There will come a reckoning when art historians will look
back at our times and pick the winners and losers. The Brian Ulrichs and Mark
Wises will fade away only to be found in retrospectives at secondary museums
and the occasional monograph. What will remain is Alec Soth and Roe Ethridge
(and maybe Walead Beshty).
You can complain all you like, but the two are ever present
and unstoppable. One only needs to look at recent MFA work to see the pervasive
influence. So you might as well get on board now or you are going to have to
spend a lot of time bitching and complaining for the next couple of years until
the next things comes along. But take comfort, remember the nineties? Ethridge
and Soth are photographers who make quality pictures out in the world, and if
you don’t like that what about photography are you holding out for? If it is a
radical departure from the history of the medium that points away from Joel
Sternfeld and the history of vernacular photography, well, Beshty is working on
that, but I am not sure the results are going to be so much more enjoyable.
So relax and settle in for the awesomeness of Alec Soth.
Because he is the Springsteen of photography. He isn’t groundbreaking. His artistic
roots are always clear in what he does, and he has executed his art at such a
high level and with such enthusiasm, it’s hard not to want signing along.
Broken Manuel is Soth’s Nebraska. It’s a somber but high
point in his artistic output. Soth’s Sleeping By the Mississippi work owed more
to Sternfeld than I think he’d like to admit. In the same way, Greetings From
Asbury Park feels like an odd pop version of The Byrds covering Dylan. But
since then, Soth has stumbled his way into an art that is all his own, and
impressively he has had the gumption to find his voice on a very public stage. A
prime example the underwhelming Niagara, which as a show was repetitive and
dull but as a book featured an afterward of primary materials for the book.
This seems to have opened Soth up to create a string of fantastically varied
little art books, that delve into a more personal subject matter of his family
and others’ sexual predilections. In these, he has experimented with various
photographic styles that are often quicker and less formed then his more
established work.
He seemed to be on a personal crusade to take on as many
different ways of working as he could, as an almost self-directed MFA program.
Like lots of MFA students, the result wasn’t always particularly good, but the
process for those paying attention was enjoyable. Despite the so-so quality of
Bogota Days or Fashion Magazine, those who hung in with his journey I think were
well rewarded by the under-appreciated The Last Days of W, which proved that if
a tree falls in the uptown Gagosian, it in fact does not make a sound.
But out of the free associations of images and their
tangential connection to the end of the Bush administration, which seemed to
owe a lot to Ethridge’s artistic output, came his most fully formed and
strongest body of work, Broken Manuel.
The work, in Soth’s words, stems from a desire to run away
and buy a cave to live in, the very idea of which does seem to speak to his Midwestern-ness.

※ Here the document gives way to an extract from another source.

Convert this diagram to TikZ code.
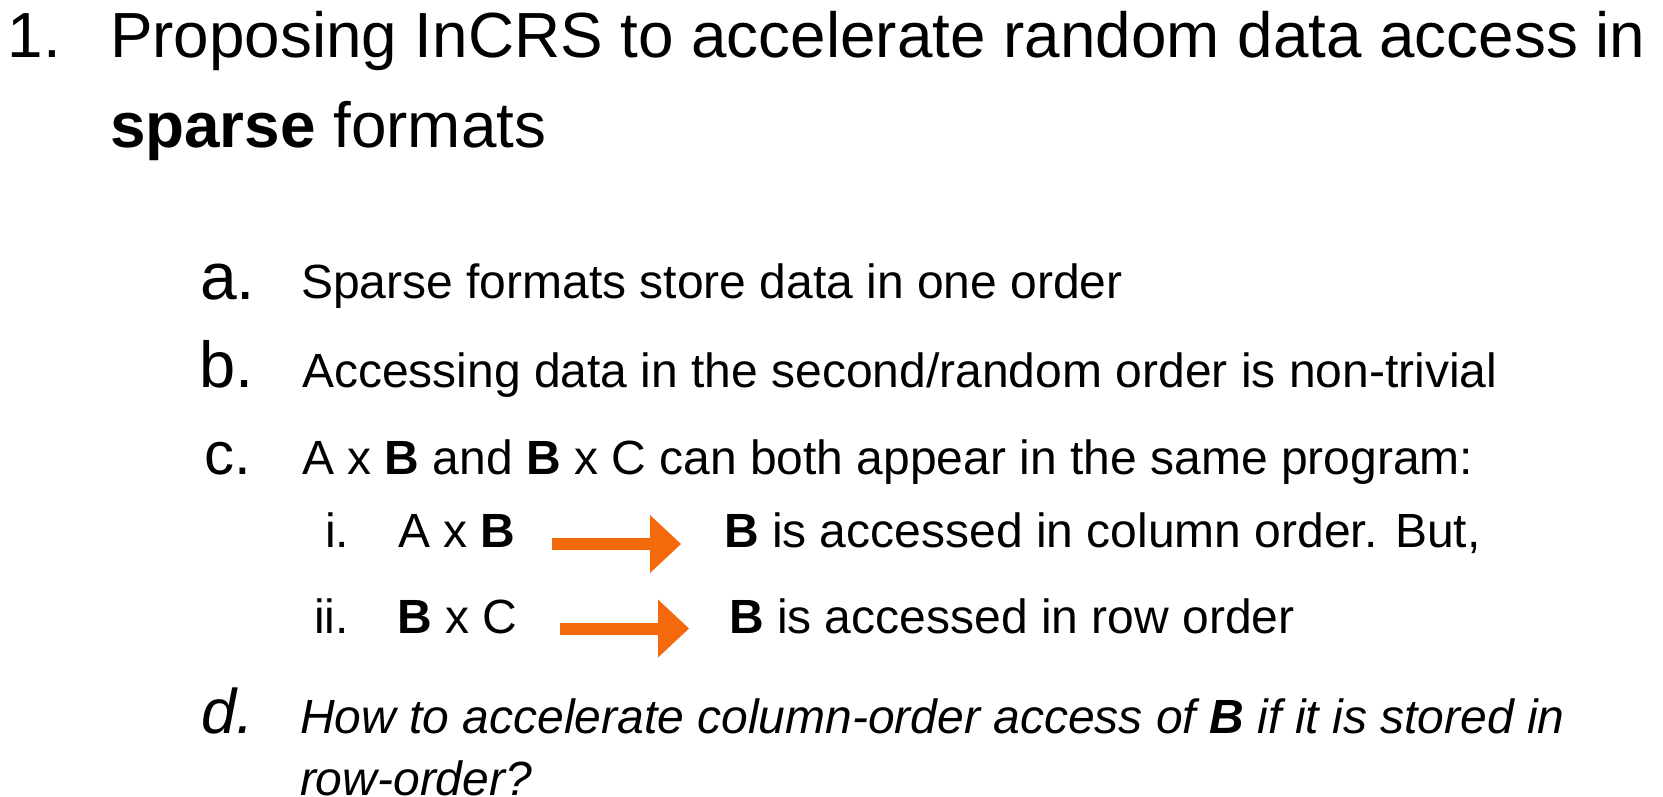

The resulting work reads like the angry identity art of the white man, with pictures
of a prison shank, pocket pussy, and handmade protective headgear, all shot against
a white backdrop under even studio lighting in an exacting, even evidential
black and white. The photographs are mixed with lush, large-scale landscapes
that feature disco balls in the woods and what appears to be public art in the
desert. Which are shown alongside a photograph of a naked man with a swastika
tattoo in a patch of water in a southwestern landscape and a blurry picture of
a man with a beard plus interior photographs of rooms left to rot and fall
apart. Creating a lonely world at the heart of angry teens and desolate men
whose adult life hasn’t turned out, as they would have liked.
Now, if you no have sympathy for the pain of financially
secure white men, that’s okay and more than understandable. And I am going to
ignore the somewhat weak installation of primary materials with hollowed-out
books that the rather expense version of the book version of the show comes in.
Even with that, it is now impossible to say Soth has not made a lasting impact
on photography, which has opened the doors for people to make pictures that bask
in the stream of photo history without being self conscious and just let the
quality of their ideas and execution to carry their work, creating younger
artist who are The Hold Steady to Alec Soth’s Springsteen.